What happens after typing a URL into a browser

Explain what happens, step by step, after you type a URL into a browser. Use as much detail as possible.

My initial thoughts:
Take the URL of my website as example: tianrunhe.wordpress.com.

  1. The browser searches for its cookie to see if the URL was stored. If yes, get its server address.
  2. If the URL is not stored, the browser sends a request to the domain server. The domain server returns a server address of my blog. This is domain resolution.
  3. The browser then sends a request to the server of my blog, the server returns a redirected address.
  4. The browser then sends another request following the redirected address, the server will returns a package of data, probably using POST method.
  5. The browser then render the data to show the webpage of the URL.

Solution:
There’s no right, or even complete, answer for this question This question allows you to go into arbitrary amounts of detail depending on what you’re comfortable with. Here’s a start though:

  1. Browser contacts the DNS server to find the IP address of URL.
  2. DNS returns back the IP address of the site.
  3. Browser opens TCP connection to the web server at port 80.
  4. Browser fetches the html code of the page requested.
  5. Browser renders the HTML in the display window.
  6. Browser terminates the connection when window is closed.

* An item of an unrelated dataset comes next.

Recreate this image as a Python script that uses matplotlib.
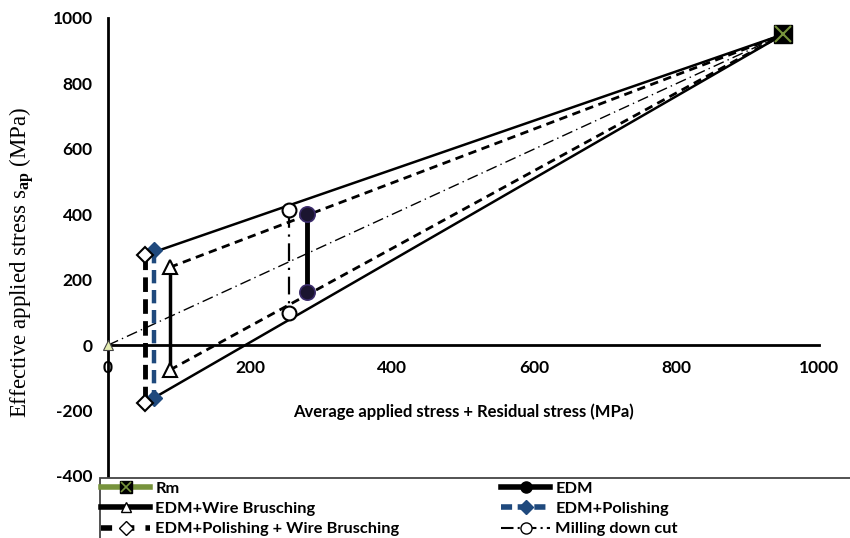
import matplotlib
matplotlib.use("Agg")
import matplotlib.pyplot as plt
from matplotlib.lines import Line2D
from matplotlib.patches import Rectangle
from matplotlib.legend_handler import HandlerTuple

plt.rcParams['font.family'] = ['Lato', 'DejaVu Sans']
plt.rcParams['mathtext.fontset'] = 'custom'
plt.rcParams['mathtext.rm'] = 'Liberation Serif'
plt.rcParams['mathtext.bf'] = 'Liberation Serif:bold'

# ---- data ----
rm_point = (950, 950)
edm_x = [280, 280]
edm_y = [400, 162]
wire_x = [87, 87]
wire_y = [238, -76]
pol_x = [64, 64]
pol_y = [290, -162]
polwire_x = [52, 52]
polwire_y = [275, -177]
mill_x = [255, 255]
mill_y = [413, 98]
origin = (0, 0)

x_ticks = [0, 200, 400, 600, 800, 1000]
y_ticks = [-400, -200, 0, 200, 400, 600, 800, 1000]

W, H = 850, 538
fig = plt.figure(figsize=(W / 100, H / 100), dpi=100)
ax = fig.add_axes([108 / W, 1 - 476 / H, (819 - 108) / W, (476 - 18) / H])
ax.set_xlim(0, 1000)
ax.set_ylim(-400, 1000)

green = '#77933C'
blue = '#1F497D'
edm_col = '#1b1530'

# sloped lines to Rm
ax.plot([polwire_x[0], rm_point[0]], [polwire_y[0], rm_point[1]], color='black', lw=1.8, zorder=2)
ax.plot([polwire_x[1], rm_point[0]], [polwire_y[1], rm_point[1]], color='black', lw=1.8, zorder=2)
ax.plot([wire_x[0], rm_point[0]], [wire_y[0], rm_point[1]], color='black', lw=2.0, dashes=(3, 2), zorder=2)
ax.plot([wire_x[1], rm_point[0]], [wire_y[1], rm_point[1]], color='black', lw=2.0, dashes=(3, 2), zorder=2)
ax.plot([origin[0], rm_point[0]], [origin[1], rm_point[1]], color='black', lw=1.0, dashes=(8, 3, 1, 3), zorder=2)

# vertical series
ax.plot(mill_x, mill_y, color='black', lw=1.6, dashes=(8, 3, 1, 3), marker='o', ms=10,
        mfc='white', mec='black', mew=1.5, zorder=4)
ax.plot(edm_x, edm_y, color='black', lw=3.5, marker='o', ms=11,
        mfc=edm_col, mec='#3b2b6b', mew=1.2, zorder=4)
ax.plot(wire_x, wire_y, color='black', lw=2.5, marker='^', ms=10,
        mfc='white', mec='black', mew=1.5, zorder=4)
ax.plot(pol_x, pol_y, color=blue, lw=3.2, dashes=(3, 1.5), marker='D', ms=8,
        mfc=blue, mec=blue, zorder=4)
ax.plot(polwire_x, polwire_y, color='black', lw=3.5, dashes=(3, 1.5), marker='D', ms=8,
        mfc='white', mec='black', mew=1.5, zorder=5)
ax.plot([rm_point[0]], [rm_point[1]], color=green, marker='s', ms=13, mfc='black', mec='black', zorder=6)
ax.plot([rm_point[0]], [rm_point[1]], color=green, marker='x', ms=11, mew=1.5, ls='none', zorder=7)
ax.plot([origin[0]], [origin[1]], marker='^', ms=7, mfc='#e4ecb0', mec='#444', mew=0.8, ls='none', zorder=7,
        clip_on=False)

# axes styling
for s in ['top', 'right']:
    ax.spines[s].set_visible(False)
ax.spines['bottom'].set_position(('data', 0))
ax.spines['left'].set_position(('data', 0))
ax.spines['bottom'].set_linewidth(2)
ax.spines['left'].set_linewidth(2)
ax.set_xticks(x_ticks)
ax.set_yticks(y_ticks)
ax.set_xticklabels([str(v) for v in x_ticks])
ax.set_yticklabels([str(v) for v in y_ticks])
ax.tick_params(axis='x', length=0, pad=11, labelsize=12.5)
ax.tick_params(axis='y', length=0, pad=11, labelsize=12.5)
for lab in ax.get_xticklabels() + ax.get_yticklabels():
    lab.set_fontweight('bold')

ax.text(500, -205, 'Average applied stress + Residual stress (MPa)', ha='center', va='center',
        fontsize=12, fontweight='bold')
fig.text(22 / W, 1 - 262 / H, r'Effective applied stress s$_{\mathbf{ap}}$ (MPa)', rotation=90,
         ha='center', va='center', fontsize=16.5, family='Liberation Serif')

# legend
fig.patches.append(Rectangle((100 / W, -0.01), 1.0, (1 - 478 / H) + 0.01, transform=fig.transFigure,
                             facecolor='white', edgecolor='#444444', lw=1.3, zorder=10))
h_rm = (Line2D([], [], color=green, lw=4, marker='s', ms=9, mfc='black', mec='black'),
        Line2D([], [], color=green, marker='x', ms=7, mew=1.2, ls='none'))
h_edm = Line2D([], [], color='black', lw=4, marker='o', ms=8, mfc='black', mec='black')
h_wire = Line2D([], [], color='black', lw=4, marker='^', ms=7, mfc='white', mec='black')
h_pol = Line2D([], [], color=blue, lw=4, dashes=(2, 1), marker='D', ms=7, mfc=blue, mec=blue)
h_polwire = Line2D([], [], color='black', lw=4, dashes=(2, 2), marker='D', ms=7, mfc='white', mec='black')
h_mill = Line2D([], [], color='black', lw=1.5, dashes=(6, 2, 1, 2), marker='o', ms=8, mfc='white', mec='black')
handles = [h_rm, h_wire, h_polwire, h_edm, h_pol, h_mill]
labels = ['Rm', 'EDM+Wire Brusching', 'EDM+Polishing + Wire Brusching', 'EDM', 'EDM+Polishing', 'Milling down cut']
leg = fig.legend(handles, labels, loc='upper left', bbox_to_anchor=(98 / W, 1 - 478 / H), ncol=2,
                 frameon=False, fontsize=11.8, handlelength=3.0, handletextpad=0.3, columnspacing=6.2,
                 labelspacing=0.36, borderpad=0.2, borderaxespad=0,
                 handler_map={tuple: HandlerTuple(ndivide=1)})
leg.set_zorder(11)
for t in leg.get_texts():
    t.set_fontweight('bold')

fig.savefig('out.png', dpi=100)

One of the most interesting steps is Step 1 and 2 – “Domain Name Resolution”. The web addresses we type are nothing but an alias to an IP address in human readable form. Mapping of domain names and their associated Internet Protocol (IP) addresses is managed by the Domain Name System (DNS), which is a distributed but hierarchical entity.
Each domain name server is divided into zones. A single server may only be responsible for knowing the host names and IP addresses for a small subset of a zone, but DNS servers can work together to map all domain names to their IP addresses. That means if one domain name server is unable to find the IP addresses of a requested domain then it requests the information from other domain name servers.